THE post-Brexit Tory government has made levelling up a central part of its agenda – but it’s failing in Scotland while favouring London, new research shows.

After the UK left the EU the Boris Johnson administration pushed the idea of levelling up, a series of policies aimed at reducing inequalities between different areas. The effort has been so key to recent government messaging that the Housing Department was even renamed to include the phrase, with Michael Gove made Levelling Up Secretary.

But despite the focus and major UK-wide advertising campaigns, “no overall levelling up” has been recorded in Scotland.

READ MORE: Government Levelling Up advert completely cuts off Shetland from the UK map

Meanwhile, most areas outside of Scotland meant to benefit from the project have seen little sign of improvement.

Bloomberg’s analysis of the levelling up progress, using data based on priorities set out in a UK Government policy paper, found that many parts of the UK are slipping back relative to where they were in 2019.

Salaries are not improving in nine out of 10 constituencies, home affordability is getting worse, and there has been little to improve broadband coverage. Across the UK wellbeing is also either falling or unchanged from 2019 in 55% of constituencies.

Meanwhile the Tories have not quickly progressed on moving civil service roles around the country, or boosting spending on public services or transport infrastructure.

The organisation found that just 10% of constituencies that were behind London and the south east in most areas in 2019 are levelling up now.

READ MORE: Levelling Up: Michael Gove told EU replacement fund is failing Highlands and Islands

Two constituencies in Scotland – Aberdeen North and Aberdeen South – had the worst change in salaries from 2019 to 2022, with average monthly earnings only rising by £2805 to £2932 compared to Kensington which saw that same measure go from £9894 to £12,072.
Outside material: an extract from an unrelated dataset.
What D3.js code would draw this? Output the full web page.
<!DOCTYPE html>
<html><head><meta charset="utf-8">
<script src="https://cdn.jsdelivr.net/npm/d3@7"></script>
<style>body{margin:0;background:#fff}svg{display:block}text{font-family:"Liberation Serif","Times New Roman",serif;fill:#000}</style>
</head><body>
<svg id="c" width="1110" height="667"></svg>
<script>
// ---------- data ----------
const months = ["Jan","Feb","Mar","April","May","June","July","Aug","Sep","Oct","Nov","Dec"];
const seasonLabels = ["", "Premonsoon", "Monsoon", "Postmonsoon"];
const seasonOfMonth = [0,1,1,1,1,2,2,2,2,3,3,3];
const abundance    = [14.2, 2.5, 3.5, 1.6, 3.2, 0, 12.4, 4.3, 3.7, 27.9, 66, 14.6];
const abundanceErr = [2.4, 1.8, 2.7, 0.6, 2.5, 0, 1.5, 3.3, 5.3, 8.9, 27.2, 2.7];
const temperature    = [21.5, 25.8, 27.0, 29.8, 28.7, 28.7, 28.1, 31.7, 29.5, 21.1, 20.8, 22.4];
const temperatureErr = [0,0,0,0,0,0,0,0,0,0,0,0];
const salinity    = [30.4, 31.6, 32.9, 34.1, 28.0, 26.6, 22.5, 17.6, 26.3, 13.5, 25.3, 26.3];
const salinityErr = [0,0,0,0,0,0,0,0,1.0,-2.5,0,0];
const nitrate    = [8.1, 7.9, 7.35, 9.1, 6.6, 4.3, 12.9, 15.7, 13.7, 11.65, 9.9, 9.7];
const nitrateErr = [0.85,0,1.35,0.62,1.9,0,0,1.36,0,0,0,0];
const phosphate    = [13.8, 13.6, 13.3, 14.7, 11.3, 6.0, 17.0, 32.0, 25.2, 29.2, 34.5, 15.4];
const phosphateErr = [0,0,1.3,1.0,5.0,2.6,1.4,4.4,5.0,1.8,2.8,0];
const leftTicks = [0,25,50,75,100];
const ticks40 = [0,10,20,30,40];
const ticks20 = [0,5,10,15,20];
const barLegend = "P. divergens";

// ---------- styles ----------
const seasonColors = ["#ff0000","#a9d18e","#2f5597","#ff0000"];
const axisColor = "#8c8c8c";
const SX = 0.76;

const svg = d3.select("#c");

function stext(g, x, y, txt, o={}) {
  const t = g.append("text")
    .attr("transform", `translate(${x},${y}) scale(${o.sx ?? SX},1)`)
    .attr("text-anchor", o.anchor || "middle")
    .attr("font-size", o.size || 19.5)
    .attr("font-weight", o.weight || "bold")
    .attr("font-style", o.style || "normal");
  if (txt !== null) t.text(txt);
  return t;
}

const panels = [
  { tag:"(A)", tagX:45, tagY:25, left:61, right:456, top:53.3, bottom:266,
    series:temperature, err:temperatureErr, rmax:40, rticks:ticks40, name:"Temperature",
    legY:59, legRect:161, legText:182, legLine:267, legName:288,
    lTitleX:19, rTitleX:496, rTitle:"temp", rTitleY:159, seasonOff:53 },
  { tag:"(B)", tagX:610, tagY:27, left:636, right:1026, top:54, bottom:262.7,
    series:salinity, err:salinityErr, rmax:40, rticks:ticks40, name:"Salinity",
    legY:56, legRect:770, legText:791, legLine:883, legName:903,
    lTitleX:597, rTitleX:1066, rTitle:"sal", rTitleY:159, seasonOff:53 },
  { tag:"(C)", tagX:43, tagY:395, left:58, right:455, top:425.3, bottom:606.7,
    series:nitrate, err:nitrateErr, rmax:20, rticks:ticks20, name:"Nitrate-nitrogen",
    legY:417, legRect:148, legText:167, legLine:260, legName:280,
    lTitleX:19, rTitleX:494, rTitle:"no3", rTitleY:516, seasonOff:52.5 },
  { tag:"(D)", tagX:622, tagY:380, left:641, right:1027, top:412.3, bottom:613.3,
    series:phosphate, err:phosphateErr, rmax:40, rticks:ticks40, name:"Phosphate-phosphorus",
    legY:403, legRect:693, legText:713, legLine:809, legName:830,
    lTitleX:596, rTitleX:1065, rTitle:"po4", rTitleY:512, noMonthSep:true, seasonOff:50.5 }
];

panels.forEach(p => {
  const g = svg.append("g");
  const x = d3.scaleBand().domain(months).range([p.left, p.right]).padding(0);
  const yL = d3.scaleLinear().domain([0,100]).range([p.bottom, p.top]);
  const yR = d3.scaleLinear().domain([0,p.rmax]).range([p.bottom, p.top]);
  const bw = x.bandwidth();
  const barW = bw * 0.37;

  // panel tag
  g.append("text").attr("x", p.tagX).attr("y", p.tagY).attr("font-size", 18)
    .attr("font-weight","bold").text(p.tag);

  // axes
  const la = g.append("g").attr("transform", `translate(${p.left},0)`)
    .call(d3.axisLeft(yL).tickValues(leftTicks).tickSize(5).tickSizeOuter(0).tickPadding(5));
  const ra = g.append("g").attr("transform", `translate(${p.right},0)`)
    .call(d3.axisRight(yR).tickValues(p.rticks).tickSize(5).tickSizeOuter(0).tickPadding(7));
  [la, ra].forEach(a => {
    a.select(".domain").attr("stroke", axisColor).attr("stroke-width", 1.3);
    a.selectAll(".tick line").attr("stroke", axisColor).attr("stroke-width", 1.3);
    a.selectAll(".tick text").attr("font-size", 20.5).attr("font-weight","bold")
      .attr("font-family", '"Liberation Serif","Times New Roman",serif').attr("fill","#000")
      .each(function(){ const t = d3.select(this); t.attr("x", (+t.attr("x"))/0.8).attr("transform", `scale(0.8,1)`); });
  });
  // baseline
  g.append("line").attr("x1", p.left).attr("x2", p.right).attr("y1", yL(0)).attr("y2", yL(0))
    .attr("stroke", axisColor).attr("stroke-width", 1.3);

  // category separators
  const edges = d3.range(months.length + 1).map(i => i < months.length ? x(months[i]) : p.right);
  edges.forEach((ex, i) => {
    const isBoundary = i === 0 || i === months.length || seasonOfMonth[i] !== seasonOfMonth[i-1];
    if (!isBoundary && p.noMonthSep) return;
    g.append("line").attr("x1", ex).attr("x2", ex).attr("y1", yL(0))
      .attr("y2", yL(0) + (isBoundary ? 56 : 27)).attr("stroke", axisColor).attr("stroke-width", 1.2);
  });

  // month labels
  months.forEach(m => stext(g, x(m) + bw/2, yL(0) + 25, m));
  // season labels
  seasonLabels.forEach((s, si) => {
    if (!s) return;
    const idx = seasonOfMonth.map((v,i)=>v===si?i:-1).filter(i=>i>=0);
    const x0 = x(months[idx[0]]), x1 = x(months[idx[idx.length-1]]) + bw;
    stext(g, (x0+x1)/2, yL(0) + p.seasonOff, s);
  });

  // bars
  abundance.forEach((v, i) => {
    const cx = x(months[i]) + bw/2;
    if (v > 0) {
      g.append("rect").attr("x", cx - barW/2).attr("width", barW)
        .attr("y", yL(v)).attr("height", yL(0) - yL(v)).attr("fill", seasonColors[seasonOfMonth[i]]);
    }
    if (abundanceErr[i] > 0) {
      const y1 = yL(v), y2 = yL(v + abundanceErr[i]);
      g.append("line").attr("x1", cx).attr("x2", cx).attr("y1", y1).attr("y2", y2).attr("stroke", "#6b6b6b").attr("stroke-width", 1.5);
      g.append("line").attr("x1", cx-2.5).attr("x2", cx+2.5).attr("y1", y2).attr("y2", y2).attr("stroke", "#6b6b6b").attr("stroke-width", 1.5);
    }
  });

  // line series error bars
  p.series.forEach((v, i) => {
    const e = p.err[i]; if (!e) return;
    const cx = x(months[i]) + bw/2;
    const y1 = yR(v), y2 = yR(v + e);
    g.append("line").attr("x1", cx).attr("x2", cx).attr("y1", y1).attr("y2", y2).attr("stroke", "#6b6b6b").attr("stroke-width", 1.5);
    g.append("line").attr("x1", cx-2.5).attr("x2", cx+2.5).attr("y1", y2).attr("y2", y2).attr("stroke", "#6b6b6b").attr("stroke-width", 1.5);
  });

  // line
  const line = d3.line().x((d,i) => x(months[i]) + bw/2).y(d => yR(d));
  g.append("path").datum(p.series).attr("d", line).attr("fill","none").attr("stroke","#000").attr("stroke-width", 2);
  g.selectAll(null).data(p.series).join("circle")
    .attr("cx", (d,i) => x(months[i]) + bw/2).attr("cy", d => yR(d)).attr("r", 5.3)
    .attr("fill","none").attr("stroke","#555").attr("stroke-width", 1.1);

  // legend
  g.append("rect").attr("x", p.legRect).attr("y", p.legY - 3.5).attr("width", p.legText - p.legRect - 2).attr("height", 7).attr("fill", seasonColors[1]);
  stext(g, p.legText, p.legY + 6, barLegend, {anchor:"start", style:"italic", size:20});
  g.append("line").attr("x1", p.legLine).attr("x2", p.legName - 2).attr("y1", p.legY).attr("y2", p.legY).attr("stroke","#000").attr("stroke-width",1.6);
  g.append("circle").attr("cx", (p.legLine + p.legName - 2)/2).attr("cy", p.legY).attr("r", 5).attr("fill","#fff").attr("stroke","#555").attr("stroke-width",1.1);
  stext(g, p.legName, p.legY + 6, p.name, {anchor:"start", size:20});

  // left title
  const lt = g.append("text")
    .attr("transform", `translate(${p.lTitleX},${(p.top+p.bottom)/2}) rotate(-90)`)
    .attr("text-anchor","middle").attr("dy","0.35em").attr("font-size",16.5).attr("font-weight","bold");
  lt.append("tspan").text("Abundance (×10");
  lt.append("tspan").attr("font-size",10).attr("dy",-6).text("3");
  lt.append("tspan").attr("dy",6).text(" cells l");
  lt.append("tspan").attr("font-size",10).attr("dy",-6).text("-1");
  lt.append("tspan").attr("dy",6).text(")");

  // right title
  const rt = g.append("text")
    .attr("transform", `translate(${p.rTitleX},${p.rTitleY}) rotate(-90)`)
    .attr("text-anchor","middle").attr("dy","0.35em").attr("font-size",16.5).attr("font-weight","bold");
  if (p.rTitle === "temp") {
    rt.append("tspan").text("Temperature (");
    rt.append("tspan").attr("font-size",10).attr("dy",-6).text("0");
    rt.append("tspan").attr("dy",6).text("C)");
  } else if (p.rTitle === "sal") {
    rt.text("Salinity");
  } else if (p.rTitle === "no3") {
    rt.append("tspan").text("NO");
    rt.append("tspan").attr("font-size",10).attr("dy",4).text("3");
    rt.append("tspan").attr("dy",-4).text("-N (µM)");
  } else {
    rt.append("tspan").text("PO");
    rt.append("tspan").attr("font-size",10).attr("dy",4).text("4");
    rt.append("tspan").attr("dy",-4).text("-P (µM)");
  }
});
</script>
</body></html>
On home affordability, the vast majority of Scottish constituencies were falling behind a little or a lot on where they were in 2019. Across the UK most constituencies saw house prices grow faster than salaries, with just London seeing this gap shrink significantly.
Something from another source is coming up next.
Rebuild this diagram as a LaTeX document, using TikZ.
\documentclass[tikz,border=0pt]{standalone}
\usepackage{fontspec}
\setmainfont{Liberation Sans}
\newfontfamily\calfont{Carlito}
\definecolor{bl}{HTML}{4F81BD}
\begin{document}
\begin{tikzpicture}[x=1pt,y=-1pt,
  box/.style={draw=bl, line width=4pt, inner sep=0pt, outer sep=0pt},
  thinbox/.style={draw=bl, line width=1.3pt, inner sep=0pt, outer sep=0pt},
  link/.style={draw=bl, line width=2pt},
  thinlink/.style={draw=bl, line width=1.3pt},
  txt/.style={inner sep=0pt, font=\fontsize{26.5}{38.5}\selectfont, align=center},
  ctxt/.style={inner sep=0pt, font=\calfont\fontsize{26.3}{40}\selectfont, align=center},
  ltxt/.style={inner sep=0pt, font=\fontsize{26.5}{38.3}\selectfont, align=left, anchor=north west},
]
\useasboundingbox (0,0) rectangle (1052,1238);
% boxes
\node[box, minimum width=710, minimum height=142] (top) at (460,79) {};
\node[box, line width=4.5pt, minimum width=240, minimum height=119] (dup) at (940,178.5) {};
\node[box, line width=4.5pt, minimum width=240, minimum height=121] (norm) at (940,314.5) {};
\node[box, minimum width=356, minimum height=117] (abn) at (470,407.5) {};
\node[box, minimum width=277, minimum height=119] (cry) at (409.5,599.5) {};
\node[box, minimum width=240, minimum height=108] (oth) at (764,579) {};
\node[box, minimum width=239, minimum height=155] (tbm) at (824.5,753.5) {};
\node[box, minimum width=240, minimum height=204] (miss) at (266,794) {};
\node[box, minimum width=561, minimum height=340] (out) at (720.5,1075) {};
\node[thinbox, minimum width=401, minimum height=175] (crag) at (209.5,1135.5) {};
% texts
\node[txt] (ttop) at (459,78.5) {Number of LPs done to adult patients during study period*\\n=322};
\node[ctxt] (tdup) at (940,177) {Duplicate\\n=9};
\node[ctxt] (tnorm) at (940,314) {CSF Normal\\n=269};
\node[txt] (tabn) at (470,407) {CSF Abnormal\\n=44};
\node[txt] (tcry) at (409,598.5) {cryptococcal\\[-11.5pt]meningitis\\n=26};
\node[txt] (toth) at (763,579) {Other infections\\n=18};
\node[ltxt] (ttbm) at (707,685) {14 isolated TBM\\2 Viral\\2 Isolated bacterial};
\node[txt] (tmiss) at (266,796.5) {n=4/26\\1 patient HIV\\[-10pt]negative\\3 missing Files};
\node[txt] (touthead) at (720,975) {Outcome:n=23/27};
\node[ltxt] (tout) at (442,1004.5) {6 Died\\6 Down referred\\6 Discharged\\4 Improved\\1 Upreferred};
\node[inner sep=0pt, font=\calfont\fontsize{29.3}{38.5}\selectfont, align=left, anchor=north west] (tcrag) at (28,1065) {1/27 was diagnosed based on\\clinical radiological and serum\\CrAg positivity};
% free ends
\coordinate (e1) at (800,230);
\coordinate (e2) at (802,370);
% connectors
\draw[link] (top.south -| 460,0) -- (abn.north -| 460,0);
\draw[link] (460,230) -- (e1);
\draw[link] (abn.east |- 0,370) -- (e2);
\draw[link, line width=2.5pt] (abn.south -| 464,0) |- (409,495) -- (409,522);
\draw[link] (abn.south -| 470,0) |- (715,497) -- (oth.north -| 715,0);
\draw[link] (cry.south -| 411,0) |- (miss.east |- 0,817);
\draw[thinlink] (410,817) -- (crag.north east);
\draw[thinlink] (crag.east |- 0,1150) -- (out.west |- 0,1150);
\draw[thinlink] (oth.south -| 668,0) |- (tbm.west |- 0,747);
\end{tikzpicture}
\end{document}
On foreign investment, Scotland has joined Northern Ireland in pulling ahead of most of England and Wales in recent years.

Another key area of the UK Government’s levelling up agenda is its aim to close the gap in public transport connectivity – but the gap on this measure has worsened between London and other parts of the UK.

Scotland recorded the worst increase in Westminster funding in this area since 2019, rising from £682 to just £849 per person. During the same period London saw the greatest change, rising from £856 to £1476 per person.

Improvement to broadband coverage improvement was also worst in a Scottish constituency, as Glasgow South saw the percentage of premises with ultra-fast broadband drop from 71.5% to 64.5%.

Following the publication of the figures, the SNP said they’d long been “deeply concerned” about levelling up.

The National:

"So far [they] have completely failed to address even the most basic problems that the Tories themselves created,” SNP MSP Gordon MacDonald (above) told The National.

“It’s now clear we were right to be concerned. This analysis shows that Scotland is being let down yet again by Westminster bluff and bluster.

“The Tories’ agenda is not only a blatant attack on devolution – it doesn’t even attempt to address Brexit funding shortfalls, rising poverty rates, or support businesses which are struggling to due to the pandemic.”

The MSP for Edinburgh Pentlands went on: "The Tories’ rhetoric has been nothing more than smoke and mirrors. Clearly, Westminster means cuts, not cash for communities across Scotland, and the only way to protect Scotland's people and Parliament is by becoming an independent country."

Meanwhile, Alba general secretary Chris McEleny called levelling up a “sham”.

“Whilst Michael Gove and Boris Johnson pretend to be focused on levelling up across the whole of the UK it’s time for Scotland to focus on settling up and securing our independence as an immediate priority,” he said.

The National:

Labour’s levelling up shadow secretary Lisa Nandy (above) was also heavily critical of the Government’s lack of progress on its central policy.

“We’ve had three years of broken promises and empty slogans,” she said.

“Levelling up might not happen overnight but under the Conservatives it is going backwards. For all the big promises, we’re seeing yet more managed decline for places outside London and the South East.”

The Department for Levelling Up, Housing & Communities has been contacted for comment.